** begin **

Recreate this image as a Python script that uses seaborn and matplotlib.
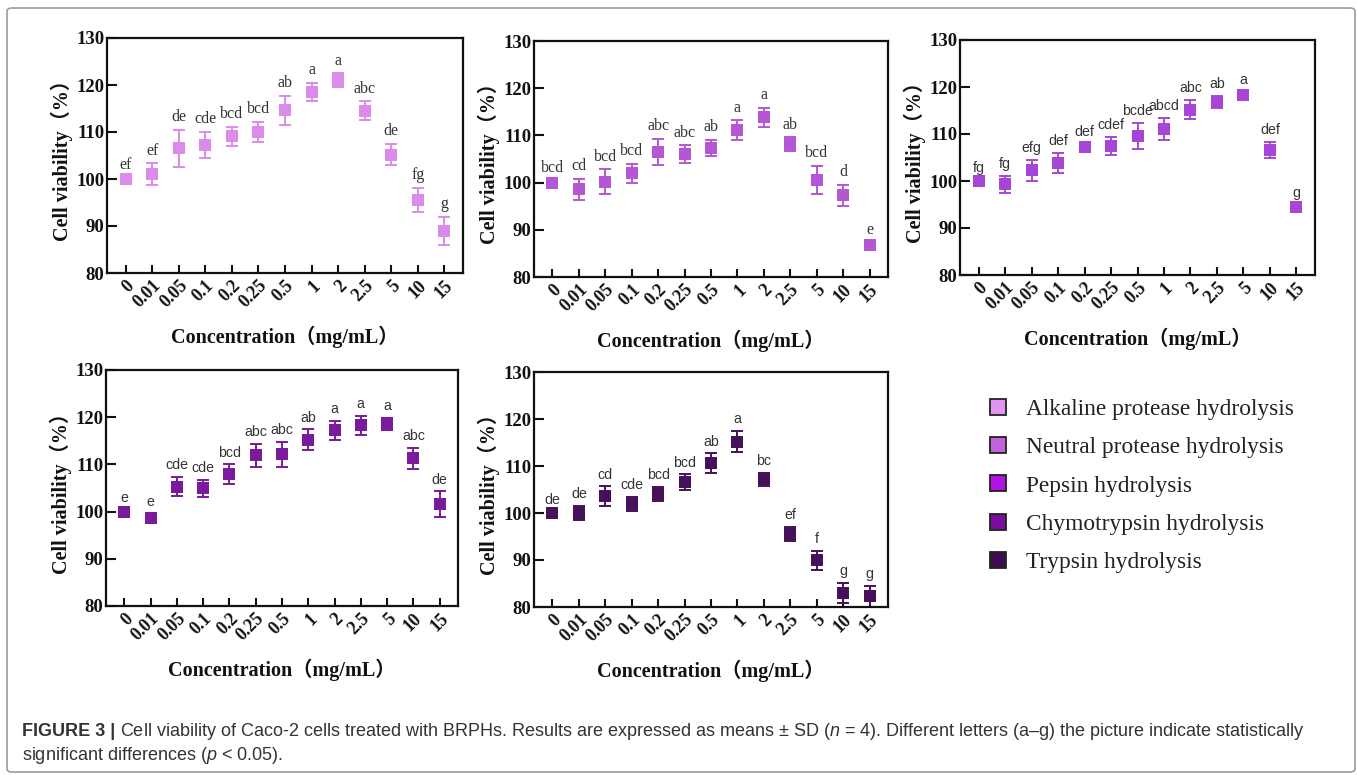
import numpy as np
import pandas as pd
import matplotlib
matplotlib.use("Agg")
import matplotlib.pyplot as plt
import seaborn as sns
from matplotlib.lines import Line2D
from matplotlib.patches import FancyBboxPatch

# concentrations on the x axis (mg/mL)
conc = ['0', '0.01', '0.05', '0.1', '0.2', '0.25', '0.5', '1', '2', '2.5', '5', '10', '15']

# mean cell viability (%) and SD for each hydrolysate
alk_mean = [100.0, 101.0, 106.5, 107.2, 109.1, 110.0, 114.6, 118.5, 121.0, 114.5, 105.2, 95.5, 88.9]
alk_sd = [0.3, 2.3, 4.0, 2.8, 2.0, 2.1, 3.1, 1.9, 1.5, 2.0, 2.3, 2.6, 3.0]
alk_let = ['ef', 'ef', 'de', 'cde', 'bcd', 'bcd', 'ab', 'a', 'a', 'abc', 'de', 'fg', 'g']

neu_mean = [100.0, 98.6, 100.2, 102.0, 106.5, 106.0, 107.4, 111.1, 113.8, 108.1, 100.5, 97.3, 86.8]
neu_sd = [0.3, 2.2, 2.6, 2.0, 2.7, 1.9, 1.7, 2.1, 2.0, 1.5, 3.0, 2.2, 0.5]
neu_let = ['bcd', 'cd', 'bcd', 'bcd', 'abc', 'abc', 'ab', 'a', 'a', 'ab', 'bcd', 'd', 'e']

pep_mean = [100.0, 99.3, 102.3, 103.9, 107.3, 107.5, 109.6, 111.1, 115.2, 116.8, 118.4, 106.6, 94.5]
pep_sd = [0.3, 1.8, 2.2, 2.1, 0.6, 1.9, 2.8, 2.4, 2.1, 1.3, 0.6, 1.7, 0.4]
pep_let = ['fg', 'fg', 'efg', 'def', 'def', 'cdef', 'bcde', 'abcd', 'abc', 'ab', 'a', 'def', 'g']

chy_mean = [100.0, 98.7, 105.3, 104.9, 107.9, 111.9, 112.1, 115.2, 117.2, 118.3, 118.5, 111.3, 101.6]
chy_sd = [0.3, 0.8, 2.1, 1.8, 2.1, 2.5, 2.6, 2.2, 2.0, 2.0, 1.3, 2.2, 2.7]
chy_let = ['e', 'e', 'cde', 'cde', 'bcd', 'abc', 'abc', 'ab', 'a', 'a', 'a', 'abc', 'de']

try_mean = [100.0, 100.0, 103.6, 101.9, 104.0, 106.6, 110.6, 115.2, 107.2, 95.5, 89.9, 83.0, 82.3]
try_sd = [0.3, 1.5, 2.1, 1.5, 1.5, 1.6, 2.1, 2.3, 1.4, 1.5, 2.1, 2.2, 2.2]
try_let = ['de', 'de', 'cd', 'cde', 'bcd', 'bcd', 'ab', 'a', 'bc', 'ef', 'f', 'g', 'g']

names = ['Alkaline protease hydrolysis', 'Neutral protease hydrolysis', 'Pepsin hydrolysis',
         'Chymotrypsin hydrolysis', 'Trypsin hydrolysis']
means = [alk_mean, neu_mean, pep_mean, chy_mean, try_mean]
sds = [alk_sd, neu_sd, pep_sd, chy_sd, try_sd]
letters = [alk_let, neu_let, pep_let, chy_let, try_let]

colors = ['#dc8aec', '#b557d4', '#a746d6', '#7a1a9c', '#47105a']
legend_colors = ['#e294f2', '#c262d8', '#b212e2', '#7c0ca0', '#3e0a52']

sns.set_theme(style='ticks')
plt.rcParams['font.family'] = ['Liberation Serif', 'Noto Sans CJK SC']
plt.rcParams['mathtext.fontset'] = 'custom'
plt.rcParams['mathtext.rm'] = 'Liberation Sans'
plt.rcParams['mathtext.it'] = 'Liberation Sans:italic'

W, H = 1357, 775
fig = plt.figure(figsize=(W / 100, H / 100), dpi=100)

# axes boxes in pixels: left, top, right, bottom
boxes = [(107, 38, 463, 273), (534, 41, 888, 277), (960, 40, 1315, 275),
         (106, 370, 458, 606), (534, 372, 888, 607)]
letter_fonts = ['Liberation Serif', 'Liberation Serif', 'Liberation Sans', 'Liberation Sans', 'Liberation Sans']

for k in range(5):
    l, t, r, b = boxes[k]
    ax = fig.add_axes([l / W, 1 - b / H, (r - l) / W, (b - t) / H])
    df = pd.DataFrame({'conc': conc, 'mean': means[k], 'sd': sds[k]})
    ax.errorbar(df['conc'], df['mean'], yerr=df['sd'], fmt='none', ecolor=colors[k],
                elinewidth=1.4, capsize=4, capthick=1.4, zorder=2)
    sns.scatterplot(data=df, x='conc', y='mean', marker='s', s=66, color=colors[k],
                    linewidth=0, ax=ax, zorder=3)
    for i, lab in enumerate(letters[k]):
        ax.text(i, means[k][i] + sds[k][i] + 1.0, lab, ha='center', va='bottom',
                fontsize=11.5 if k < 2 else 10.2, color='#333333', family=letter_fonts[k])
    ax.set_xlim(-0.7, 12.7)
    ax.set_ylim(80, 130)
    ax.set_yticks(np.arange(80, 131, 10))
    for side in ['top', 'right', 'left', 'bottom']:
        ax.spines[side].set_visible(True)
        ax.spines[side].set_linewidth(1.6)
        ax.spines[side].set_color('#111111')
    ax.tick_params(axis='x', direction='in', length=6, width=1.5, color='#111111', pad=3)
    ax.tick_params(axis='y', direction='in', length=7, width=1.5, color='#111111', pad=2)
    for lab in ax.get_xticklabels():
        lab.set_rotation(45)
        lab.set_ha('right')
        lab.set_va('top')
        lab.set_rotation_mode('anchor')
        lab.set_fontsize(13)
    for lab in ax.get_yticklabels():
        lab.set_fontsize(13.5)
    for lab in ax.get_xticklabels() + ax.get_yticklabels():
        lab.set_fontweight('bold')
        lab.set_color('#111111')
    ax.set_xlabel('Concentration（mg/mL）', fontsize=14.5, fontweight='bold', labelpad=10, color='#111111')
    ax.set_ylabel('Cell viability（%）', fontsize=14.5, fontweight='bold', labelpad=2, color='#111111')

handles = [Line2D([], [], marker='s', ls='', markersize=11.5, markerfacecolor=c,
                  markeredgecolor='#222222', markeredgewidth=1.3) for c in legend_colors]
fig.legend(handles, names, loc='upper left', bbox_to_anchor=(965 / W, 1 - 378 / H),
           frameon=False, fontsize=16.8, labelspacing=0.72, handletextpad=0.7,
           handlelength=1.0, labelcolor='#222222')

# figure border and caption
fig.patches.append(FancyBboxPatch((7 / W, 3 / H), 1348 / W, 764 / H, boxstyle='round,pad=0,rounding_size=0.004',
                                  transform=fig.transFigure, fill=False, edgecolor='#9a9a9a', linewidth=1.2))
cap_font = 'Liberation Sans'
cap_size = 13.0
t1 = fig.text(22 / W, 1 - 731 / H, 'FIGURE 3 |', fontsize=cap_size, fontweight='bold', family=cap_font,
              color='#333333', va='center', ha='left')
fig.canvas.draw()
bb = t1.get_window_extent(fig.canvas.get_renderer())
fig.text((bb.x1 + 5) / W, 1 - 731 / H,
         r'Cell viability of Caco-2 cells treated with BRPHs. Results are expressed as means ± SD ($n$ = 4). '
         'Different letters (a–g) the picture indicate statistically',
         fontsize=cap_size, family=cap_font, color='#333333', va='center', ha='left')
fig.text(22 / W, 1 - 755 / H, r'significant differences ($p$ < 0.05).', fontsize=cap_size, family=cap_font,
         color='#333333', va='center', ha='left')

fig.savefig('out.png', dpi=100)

** end **
** begin **

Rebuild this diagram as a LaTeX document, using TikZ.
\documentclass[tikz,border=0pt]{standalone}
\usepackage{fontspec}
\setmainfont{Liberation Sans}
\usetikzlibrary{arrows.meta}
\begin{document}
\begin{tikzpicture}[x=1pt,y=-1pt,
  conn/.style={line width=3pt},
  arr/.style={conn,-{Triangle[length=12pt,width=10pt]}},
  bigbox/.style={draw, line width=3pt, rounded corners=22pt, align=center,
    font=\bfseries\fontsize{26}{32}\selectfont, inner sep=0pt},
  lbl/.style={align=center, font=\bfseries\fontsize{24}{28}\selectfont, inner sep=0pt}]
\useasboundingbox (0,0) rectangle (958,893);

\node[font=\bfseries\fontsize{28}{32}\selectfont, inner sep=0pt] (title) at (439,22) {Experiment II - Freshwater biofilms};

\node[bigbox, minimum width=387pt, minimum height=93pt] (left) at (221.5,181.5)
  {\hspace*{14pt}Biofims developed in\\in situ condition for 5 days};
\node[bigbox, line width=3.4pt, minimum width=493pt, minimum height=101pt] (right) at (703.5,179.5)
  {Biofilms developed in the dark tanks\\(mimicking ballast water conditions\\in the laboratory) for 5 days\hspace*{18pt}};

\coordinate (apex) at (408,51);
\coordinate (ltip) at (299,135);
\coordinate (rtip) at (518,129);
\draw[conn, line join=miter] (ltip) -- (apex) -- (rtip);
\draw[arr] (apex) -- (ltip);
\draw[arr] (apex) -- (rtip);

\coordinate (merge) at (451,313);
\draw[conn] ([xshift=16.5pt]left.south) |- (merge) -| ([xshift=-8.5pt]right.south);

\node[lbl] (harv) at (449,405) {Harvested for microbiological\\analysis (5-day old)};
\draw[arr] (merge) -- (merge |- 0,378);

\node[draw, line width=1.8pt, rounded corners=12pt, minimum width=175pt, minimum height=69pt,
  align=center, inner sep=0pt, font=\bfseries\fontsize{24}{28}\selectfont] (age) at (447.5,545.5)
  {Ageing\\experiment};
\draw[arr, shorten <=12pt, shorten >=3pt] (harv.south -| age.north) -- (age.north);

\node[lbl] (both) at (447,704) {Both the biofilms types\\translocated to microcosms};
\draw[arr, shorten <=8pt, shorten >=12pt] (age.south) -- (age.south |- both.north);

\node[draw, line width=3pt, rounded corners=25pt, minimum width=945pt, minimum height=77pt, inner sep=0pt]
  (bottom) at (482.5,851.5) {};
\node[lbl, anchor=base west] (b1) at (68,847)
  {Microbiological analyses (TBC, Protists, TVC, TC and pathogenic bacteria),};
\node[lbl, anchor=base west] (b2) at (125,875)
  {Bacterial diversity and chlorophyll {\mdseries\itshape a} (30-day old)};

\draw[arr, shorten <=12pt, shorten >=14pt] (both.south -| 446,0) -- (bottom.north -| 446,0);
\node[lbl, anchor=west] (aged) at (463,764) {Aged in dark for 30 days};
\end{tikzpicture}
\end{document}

** end **
** begin **

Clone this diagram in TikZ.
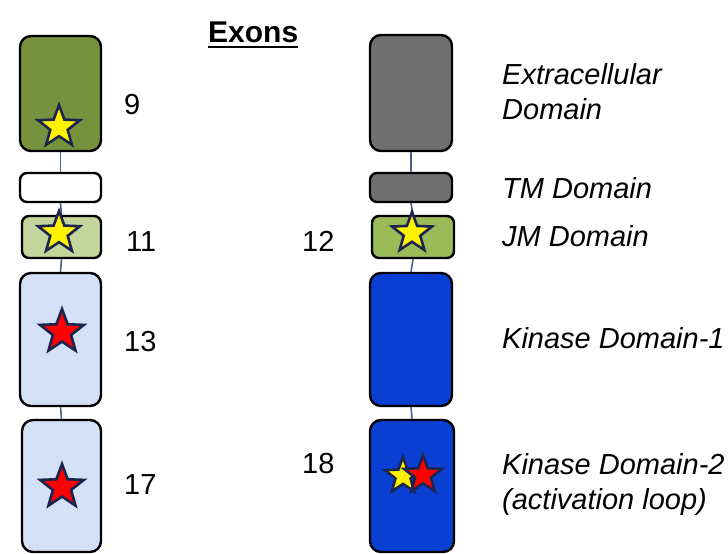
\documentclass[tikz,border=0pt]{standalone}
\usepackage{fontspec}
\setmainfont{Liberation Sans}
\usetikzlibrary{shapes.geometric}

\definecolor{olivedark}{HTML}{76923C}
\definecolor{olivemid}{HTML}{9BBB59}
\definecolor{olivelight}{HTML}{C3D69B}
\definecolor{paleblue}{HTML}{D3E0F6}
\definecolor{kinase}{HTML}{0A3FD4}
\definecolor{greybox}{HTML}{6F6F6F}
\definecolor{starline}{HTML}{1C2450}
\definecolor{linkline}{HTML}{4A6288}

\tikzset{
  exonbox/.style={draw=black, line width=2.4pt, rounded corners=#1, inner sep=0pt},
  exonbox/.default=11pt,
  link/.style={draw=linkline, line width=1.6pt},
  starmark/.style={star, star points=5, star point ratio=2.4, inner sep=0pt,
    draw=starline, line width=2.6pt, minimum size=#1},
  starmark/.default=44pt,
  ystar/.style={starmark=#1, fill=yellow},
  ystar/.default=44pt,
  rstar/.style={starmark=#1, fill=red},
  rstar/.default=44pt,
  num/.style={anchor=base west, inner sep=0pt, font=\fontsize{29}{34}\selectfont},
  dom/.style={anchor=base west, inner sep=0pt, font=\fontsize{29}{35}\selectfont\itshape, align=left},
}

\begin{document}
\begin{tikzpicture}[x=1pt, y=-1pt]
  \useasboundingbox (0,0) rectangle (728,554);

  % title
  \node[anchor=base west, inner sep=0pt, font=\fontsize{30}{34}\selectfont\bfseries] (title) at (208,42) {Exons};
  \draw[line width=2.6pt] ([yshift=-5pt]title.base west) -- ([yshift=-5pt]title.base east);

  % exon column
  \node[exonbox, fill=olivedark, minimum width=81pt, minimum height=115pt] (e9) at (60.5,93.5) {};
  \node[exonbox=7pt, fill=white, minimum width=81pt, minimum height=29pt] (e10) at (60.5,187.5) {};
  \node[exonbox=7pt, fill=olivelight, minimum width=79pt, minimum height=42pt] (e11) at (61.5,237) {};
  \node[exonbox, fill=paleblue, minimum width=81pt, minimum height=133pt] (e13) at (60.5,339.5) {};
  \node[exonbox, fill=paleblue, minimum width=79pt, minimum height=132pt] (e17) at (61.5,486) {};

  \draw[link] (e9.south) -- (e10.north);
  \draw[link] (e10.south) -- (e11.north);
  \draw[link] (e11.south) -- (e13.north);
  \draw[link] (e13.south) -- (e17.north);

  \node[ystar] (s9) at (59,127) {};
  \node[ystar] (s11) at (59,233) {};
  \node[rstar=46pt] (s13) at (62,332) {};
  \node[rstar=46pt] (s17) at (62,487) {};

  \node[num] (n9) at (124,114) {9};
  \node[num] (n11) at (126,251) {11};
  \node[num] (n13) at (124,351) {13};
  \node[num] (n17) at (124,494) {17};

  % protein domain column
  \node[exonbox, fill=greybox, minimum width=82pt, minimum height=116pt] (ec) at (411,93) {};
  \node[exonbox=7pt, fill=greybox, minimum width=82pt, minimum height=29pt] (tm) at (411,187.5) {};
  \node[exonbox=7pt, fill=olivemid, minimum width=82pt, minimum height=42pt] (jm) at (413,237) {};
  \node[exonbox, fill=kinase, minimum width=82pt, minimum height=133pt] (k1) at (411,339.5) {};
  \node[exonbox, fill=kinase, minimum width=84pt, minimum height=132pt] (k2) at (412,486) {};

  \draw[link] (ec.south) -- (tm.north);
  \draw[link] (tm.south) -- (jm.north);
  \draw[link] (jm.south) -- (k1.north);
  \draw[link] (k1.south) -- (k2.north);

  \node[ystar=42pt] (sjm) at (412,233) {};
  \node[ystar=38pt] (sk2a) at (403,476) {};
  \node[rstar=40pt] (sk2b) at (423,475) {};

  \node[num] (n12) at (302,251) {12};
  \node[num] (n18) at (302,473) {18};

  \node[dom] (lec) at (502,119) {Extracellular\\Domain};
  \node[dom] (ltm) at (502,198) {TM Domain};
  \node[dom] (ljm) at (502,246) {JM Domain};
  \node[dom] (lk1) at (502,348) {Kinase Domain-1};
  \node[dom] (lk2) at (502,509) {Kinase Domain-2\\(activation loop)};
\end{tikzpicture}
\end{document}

** end **

Transcribe word for word the lines from the one holding "Rebuild this diagram" through the one holding "(0,0) rectangle (958,893);". Include both, and add nothing.

#### Solution to this problem
Rebuild this diagram as a LaTeX document, using TikZ.
\documentclass[tikz,border=0pt]{standalone}
\usepackage{fontspec}
\setmainfont{Liberation Sans}
\usetikzlibrary{arrows.meta}
\begin{document}
\begin{tikzpicture}[x=1pt,y=-1pt,
  conn/.style={line width=3pt},
  arr/.style={conn,-{Triangle[length=12pt,width=10pt]}},
  bigbox/.style={draw, line width=3pt, rounded corners=22pt, align=center,
    font=\bfseries\fontsize{26}{32}\selectfont, inner sep=0pt},
  lbl/.style={align=center, font=\bfseries\fontsize{24}{28}\selectfont, inner sep=0pt}]
\useasboundingbox (0,0) rectangle (958,893);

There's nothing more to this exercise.